It would really help if you could make clear who exactly you’re seeing and speaking to as I’m still unsure.

Your highs can be sorted. You just need to use your insulins to do that. It is full-on during pregnancy but you have the Dexcom to help you. If you’re happy to post a graph here, you’ll get more detailed suggestions about what the issue(s) might be and what others in your situation have done.


----------



## PhoebeC

Inka said:


> @Zoee3mma Can you just confirm - is it a “diabetes midwife” you’re seeing or is it a DSN? When I was pregnant I saw a multi-disciplinary team. The midwives did all the normal checking my baby things, but anything to do with diabetes was dealt with by a DSN. My diabetes consultant was also sometimes present at my clinic appointments.
> 
> I saw the multi-disciplinary team at a hospital, but between those checks I also saw a local midwife attached to my GP surgery just to check my blood pressure, etc. This local midwife did not get involved with my diabetes.
> 
> It would really help if you could make clear who exactly you’re seeing and speaking to as I’m still unsure.
> 
> Your highs can be sorted. You just need to use your insulins to do that. It is full-on during pregnancy but you have the Dexcom to help you. If you’re happy to post a graph here, you’ll get more detailed suggestions about what the issue(s) might be and what others in your situation have done.


I agree with Inka. 
you need a DSN and a diabetic consultant. I’ve never heard of a diabetic midwife before.  My DSN was on call most of the time. And she even helped sort of I needed to see say they midwife.
Short term highs won’t do much harm to baby.
With pregnancy it changes on a day to day basis and it’s harm to manage but not impossible. Try not to stress and just look at if there’s a pattern you can find.

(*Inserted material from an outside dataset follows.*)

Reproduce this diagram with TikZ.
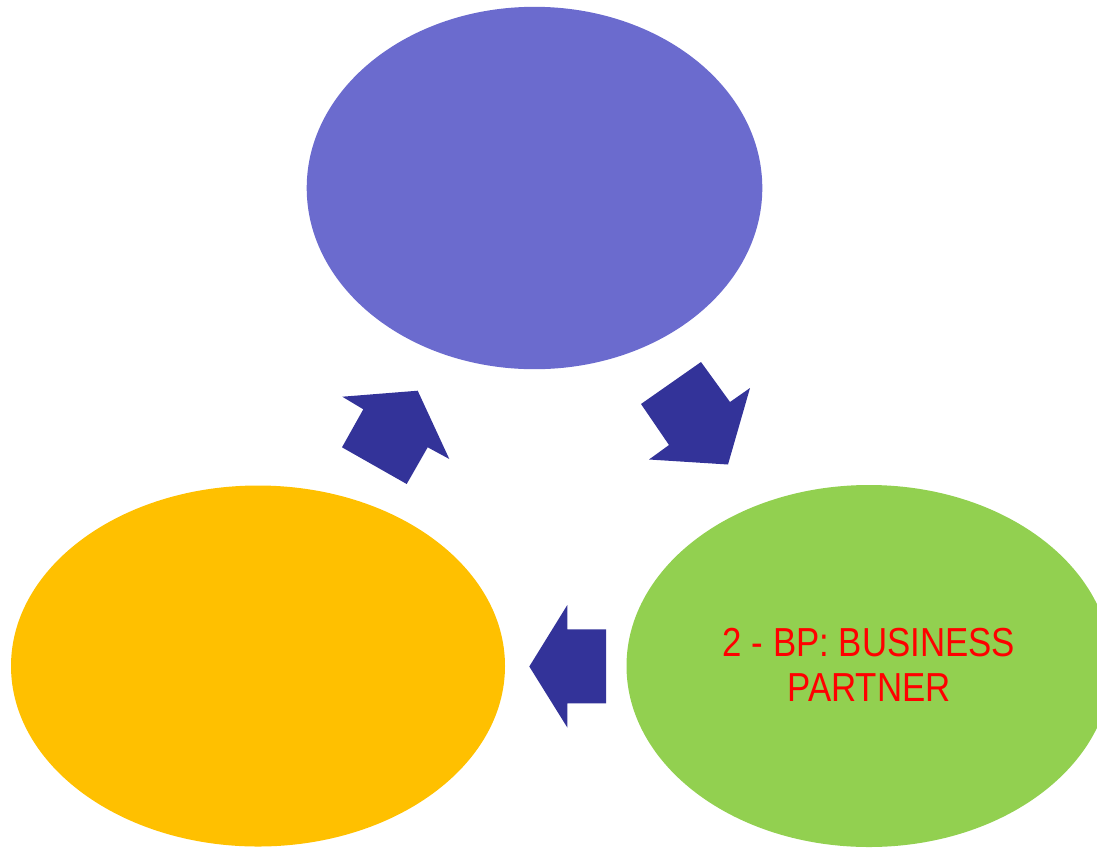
\documentclass[tikz,border=0pt]{standalone}
\usepackage{fontspec}
\setmainfont{Liberation Sans}
\usetikzlibrary{shapes.geometric}
\definecolor{cpurple}{HTML}{6B6BCE}
\definecolor{cyellow}{HTML}{FFC000}
\definecolor{cgreen}{HTML}{92D050}
\definecolor{carrow}{HTML}{333399}
\definecolor{cred}{HTML}{FF0000}
\begin{document}
\begin{tikzpicture}[x=1pt,y=-1pt,
  blob/.style={ellipse, inner sep=0pt, outer sep=0pt, draw=none},
  blockarrow/.style={fill=carrow, draw=none},
  label/.style={text=cred, font=\fontsize{40.5}{45}\selectfont, align=center, inner sep=0pt, xscale=0.86, transform shape}]
\useasboundingbox (0,0) rectangle (1097,847);
\clip (0,0) rectangle (1097,847);
\node[blob, fill=cpurple, minimum width=455.6pt, minimum height=362.4pt] (top) at (534.5,188) {};
\node[blob, fill=cyellow, minimum width=494pt, minimum height=361pt] (left) at (258,666) {};
\node[blob, fill=cgreen, minimum width=485pt, minimum height=362pt] (right) at (869,666) {};
\node[label] (bp) at (869,665) {2 - BP: BUSINESS\\PARTNER};
% arrow top -> right
\fill[blockarrow] (641,404) -- (701,362) -- (730,402) -- (750,388) -- (728,464.5) -- (649,459.5) -- (669,445) -- cycle;
% arrow right -> left
\fill[blockarrow] (606,629.3) -- (567.3,629.3) -- (567.3,605) -- (529.3,666.5) -- (567.3,727.5) -- (567.3,703.3) -- (606,703.3) -- cycle;
% arrow left -> top
\fill[blockarrow] (406.7,484) -- (342,447.3) -- (363.3,409.3) -- (342.3,396.7) -- (417.7,390.7) -- (449.3,459) -- (427.7,447.3) -- cycle;
\end{tikzpicture}
\end{document}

Can you test your background insulin? I would do that I think, if you know your background is right the novorapid is easier to work with.
  Take care


----------



## grovesy

Diabetic Midwife's have been around in some places for quite a few years, they usally work as part of a multi discipline team.


----------



## Inka

Are they midwives with extra experience in diabetes @grovesy (ie a bit like the GP nurses who are diabetes ‘expert’ nurses) or are they actual DSNs? If it’s the former, @Zoee3mma would probably be better speaking to her DSN.

My DSN had extra pregnancy training and dealt with pregnant women with diabetes. She was quick to help me with pump adjustments in great detail. Her knowledge was excellent and she was extremely helpful.


----------



## grovesy

Inka said:


> Are they midwives with extra experience in diabetes @grovesy (ie a bit like the GP nurses who are diabetes ‘expert’ nurses) or are they actual DSNs? If it’s the former, @Zoee3mma would probably be better speaking to her DSN.
> 
> My DSN had extra pregnancy training and dealt with pregnant women with diabetes. She was quick to help me with pump adjustments in great detail. Her knowledge was excellent and she was extremely helpful.


It varies like everything else.


----------



## Inka

grovesy said:


> It varies like everything else.



Thanks @grovesy It doesn’t sound like @Zoee3mma has the support she needs.


----------